Coup d'Etat, raid des rebelles du Darfour, durcissement du régime militaire ou statu quo, les scénarios semblent ouverts après le mandat d'arrêt international lancé mercredi contre le président soudanais Omar el-Béchir.

La Cour pénale internationale (CPI) a émis un mandat d'arrêt contre Omar el-Béchir pour crimes de guerre et contre l'humanité au Darfour, région de l'ouest du Soudan en proie à une guerre civile qui a fait 300.000 morts et 2,7 millions de déplacés depuis 2003 selon l'ONU. Khartoum évoque 10.000 morts.

Selon des analystes, ce mandat d'arrêt pourrait sonner à terme le glas du régime militaro-islamiste du président soudanais arrivé au pouvoir en juin 1989 à la faveur d'un coup d'Etat.

«Les carottes sont cuites, la question est de savoir à quelle sauce on va les manger», estime Gérard Prunier, spécialiste français du Soudan au Centre National de la Recherche scientifique (CNRS).

«La première possibilité c'est un coup d'Etat interne (au sein du Parti du congrès national (NCP), le parti d'Omar el-Béchir), mené par une personnalité neutre par rapport à la CPI», dit-il à l'AFP.

Des rumeurs circulent depuis des mois dans la capitale soudanaise sur un éventuel remplacement d'Omar el-Béchir par son vice-président Ali Osman Taha ou son conseiller Nafie Ali Nafie.

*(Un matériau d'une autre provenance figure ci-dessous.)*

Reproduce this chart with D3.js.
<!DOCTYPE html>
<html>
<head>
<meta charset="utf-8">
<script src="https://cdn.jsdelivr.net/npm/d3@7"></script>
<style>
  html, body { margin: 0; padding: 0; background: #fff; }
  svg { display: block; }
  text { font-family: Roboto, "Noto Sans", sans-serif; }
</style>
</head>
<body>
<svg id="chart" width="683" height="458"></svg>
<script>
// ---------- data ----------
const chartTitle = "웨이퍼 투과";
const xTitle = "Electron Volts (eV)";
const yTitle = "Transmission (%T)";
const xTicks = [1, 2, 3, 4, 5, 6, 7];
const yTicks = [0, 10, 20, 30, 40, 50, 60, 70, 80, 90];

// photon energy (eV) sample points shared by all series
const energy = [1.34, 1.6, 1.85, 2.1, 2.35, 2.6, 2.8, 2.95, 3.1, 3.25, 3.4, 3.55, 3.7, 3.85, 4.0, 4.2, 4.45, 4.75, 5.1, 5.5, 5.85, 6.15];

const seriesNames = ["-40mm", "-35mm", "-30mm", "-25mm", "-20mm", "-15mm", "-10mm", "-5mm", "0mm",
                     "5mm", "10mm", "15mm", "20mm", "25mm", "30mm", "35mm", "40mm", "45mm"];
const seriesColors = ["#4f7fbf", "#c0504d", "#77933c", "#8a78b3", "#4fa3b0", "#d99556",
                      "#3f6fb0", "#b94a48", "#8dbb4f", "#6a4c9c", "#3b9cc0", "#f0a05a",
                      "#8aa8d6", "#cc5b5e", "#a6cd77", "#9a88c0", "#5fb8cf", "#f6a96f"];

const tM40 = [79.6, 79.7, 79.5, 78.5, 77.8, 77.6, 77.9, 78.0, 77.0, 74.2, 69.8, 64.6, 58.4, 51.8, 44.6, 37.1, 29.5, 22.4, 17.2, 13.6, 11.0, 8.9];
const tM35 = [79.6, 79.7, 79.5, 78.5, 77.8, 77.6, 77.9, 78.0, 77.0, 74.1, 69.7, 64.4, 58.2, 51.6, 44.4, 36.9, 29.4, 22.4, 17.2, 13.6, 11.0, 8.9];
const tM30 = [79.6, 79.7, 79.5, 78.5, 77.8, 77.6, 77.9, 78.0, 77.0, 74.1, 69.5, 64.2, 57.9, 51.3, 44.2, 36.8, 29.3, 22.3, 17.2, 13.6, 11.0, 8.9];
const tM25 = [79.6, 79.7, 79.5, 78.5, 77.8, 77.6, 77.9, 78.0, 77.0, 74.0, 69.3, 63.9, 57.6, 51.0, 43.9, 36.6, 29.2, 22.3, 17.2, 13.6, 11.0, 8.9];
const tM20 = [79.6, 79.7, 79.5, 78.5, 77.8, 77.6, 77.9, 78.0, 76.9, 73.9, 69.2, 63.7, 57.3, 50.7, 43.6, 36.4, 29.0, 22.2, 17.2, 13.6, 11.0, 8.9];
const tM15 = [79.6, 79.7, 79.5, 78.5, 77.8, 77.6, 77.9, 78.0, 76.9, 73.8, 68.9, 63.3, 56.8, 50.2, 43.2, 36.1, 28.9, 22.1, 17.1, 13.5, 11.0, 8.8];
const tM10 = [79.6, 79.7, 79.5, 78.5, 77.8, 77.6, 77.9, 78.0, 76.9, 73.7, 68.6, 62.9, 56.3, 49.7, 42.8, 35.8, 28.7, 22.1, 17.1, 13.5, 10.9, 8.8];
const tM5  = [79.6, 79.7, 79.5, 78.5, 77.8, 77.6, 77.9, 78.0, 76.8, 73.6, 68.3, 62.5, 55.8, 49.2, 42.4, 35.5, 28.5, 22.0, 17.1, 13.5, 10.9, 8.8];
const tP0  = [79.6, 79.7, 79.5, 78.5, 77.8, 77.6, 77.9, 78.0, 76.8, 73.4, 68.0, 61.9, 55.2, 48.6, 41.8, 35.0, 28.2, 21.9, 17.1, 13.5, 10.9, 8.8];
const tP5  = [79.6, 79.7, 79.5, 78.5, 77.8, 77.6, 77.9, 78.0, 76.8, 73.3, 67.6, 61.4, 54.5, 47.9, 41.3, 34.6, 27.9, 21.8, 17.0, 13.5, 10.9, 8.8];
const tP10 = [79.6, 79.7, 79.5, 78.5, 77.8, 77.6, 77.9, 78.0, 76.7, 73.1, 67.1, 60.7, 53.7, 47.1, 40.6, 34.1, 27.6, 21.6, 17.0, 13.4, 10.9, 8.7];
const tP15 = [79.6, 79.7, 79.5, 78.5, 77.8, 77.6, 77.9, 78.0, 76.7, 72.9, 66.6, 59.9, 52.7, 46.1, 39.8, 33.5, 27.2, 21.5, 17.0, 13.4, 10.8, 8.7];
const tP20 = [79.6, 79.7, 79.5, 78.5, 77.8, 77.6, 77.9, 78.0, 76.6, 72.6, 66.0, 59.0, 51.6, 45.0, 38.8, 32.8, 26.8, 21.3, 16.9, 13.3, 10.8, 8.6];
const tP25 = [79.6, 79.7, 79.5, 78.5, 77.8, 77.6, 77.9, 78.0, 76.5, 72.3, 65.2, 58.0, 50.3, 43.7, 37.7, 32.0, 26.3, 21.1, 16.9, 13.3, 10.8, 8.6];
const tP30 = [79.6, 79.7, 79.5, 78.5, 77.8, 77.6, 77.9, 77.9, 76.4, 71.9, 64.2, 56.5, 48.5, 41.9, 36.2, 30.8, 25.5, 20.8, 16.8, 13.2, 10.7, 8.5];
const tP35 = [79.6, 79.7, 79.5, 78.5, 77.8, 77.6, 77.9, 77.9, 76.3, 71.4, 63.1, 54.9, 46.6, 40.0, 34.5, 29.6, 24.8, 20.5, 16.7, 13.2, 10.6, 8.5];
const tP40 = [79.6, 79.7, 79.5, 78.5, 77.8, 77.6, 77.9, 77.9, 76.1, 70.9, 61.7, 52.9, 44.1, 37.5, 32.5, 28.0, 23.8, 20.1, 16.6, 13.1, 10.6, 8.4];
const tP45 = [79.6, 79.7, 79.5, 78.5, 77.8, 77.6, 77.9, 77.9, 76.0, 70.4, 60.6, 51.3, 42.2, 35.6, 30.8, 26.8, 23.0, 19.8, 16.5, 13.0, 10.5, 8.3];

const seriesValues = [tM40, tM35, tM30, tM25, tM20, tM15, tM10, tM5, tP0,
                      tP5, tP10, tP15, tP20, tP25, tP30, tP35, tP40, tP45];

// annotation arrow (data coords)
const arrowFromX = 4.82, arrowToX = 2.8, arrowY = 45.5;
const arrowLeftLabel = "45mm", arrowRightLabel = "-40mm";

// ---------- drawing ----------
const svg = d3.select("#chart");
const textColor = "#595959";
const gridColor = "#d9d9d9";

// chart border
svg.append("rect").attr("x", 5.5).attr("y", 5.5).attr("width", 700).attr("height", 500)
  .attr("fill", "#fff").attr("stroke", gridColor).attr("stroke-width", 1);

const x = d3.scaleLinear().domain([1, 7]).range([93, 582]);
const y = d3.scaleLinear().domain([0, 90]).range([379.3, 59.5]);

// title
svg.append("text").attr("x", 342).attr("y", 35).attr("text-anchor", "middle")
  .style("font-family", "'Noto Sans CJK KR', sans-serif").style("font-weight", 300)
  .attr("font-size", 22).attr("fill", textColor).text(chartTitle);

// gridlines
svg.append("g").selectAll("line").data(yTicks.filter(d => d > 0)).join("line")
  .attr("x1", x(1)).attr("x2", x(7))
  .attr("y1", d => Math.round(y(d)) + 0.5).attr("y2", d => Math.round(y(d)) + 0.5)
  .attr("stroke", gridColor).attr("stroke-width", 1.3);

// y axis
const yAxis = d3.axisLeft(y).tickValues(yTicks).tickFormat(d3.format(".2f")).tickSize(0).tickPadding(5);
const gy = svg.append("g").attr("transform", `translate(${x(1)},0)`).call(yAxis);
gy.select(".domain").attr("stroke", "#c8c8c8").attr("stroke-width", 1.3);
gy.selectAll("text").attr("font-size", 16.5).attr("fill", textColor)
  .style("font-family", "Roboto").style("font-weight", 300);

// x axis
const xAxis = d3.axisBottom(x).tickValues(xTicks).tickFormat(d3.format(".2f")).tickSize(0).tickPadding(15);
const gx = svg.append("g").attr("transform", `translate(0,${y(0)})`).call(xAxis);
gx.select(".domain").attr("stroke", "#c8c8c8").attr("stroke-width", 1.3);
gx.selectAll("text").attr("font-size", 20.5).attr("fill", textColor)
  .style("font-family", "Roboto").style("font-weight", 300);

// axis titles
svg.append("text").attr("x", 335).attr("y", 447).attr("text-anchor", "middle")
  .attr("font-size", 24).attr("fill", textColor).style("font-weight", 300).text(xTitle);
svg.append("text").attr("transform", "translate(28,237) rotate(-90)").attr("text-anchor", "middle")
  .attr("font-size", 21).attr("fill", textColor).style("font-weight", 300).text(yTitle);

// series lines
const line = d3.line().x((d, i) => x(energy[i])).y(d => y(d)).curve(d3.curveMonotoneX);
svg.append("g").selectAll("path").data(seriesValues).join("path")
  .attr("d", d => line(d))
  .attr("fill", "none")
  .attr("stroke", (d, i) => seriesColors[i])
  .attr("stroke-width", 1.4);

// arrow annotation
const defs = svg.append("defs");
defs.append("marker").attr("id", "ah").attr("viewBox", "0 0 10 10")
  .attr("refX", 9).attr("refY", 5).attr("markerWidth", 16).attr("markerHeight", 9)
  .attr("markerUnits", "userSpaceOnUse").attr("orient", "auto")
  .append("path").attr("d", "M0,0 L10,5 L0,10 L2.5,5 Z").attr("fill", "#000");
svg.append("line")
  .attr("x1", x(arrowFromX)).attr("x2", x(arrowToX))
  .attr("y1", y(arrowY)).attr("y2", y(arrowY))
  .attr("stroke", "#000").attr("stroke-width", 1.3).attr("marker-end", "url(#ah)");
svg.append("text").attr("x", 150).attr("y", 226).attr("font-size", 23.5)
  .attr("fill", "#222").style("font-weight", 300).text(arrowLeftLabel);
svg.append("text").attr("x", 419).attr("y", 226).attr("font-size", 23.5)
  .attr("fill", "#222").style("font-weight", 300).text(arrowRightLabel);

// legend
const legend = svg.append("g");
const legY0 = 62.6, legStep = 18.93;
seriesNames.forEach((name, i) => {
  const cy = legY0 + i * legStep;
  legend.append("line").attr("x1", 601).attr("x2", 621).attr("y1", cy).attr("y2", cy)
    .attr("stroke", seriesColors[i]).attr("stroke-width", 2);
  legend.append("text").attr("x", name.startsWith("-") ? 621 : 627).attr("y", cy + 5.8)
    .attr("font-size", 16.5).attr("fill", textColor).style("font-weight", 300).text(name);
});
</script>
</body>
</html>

Le chef des renseignements Salah Gosh pourrait jouer un rôle-clef dans la transition, avancent des diplomates à Khartoum.

«La deuxième possibilité, c'est un coup d'Etat de l'armée», souligne M. Prunier, dubitatif à l'égard de ce scénario car Omar el-Béchir est issu du creuset militaire.

Un putsch au sein du NCP ou un coup d'Etat de l'armée sont «très peu probables», juge de son côté l'analyste Alex de Waal.

Tout comme Gérard Prunier, il qualifie en revanche de «probable» une nouvelle offensive du Mouvement pour la justice et l'égalité (JEM), le plus militarisé des groupes rebelles du Darfour, bien qu'il ait signé un accord avec Khartoum en vue d'un cessez-le-feu.

Le JEM avait marché en mai 2008 sur Omdurman, la ville voisine de Khartoum, mais avait été stoppé dans sa progression par les forces soudanaises au terme de combats meurtriers.

Ce mouvement aux liens étroits avec l'opposant islamiste Hassan al-Tourabi, ancienne éminence grise du gouvernement Béchir, pourrait cette fois s'en prendre au régime mais sans viser directement Khartoum.

«Je serais surpris qu'il procède comme la dernière fois, mais je serais aussi surpris s'il n'y avait pas d'escalade de ses activités» militaires, explique M. de Waal.

«Personne ne sait ce qui va se passer. Le Soudan est déjà tellement instable», résume un diplomate sous le couvert de l'anonymat.

Plus grand pays d'Afrique, le Soudan compte 40 millions d'habitants répartis en une multitude de tribus et divisés entre le nord à majorité musulmane et le sud, chrétien et animiste.

Le mandat d'arrêt contre Omar el-Béchir pose un défi de taille à la communauté internationale.

«Qui va faire respecter le mandat de la CPI, telle est la grande question?», s'interroge un diplomate occidental. «La balle est en quelque sorte dans "notre" camp», ajoute-t-il.

Si la communauté internationale et les partis d'opposition n'exercent pas de pressions sur le régime d'Omar el-Béchir, le statu quo pourrait prévaloir.

«Mais si la communauté internationale prend la chose très au sérieux et que d'importants partis politiques soudanais soutiennent la CPI, alors le NCP et les forces de sécurité vont y voir un enjeu de vie ou de mort. Aucune option ne sera exclue», prévient M. de Waal.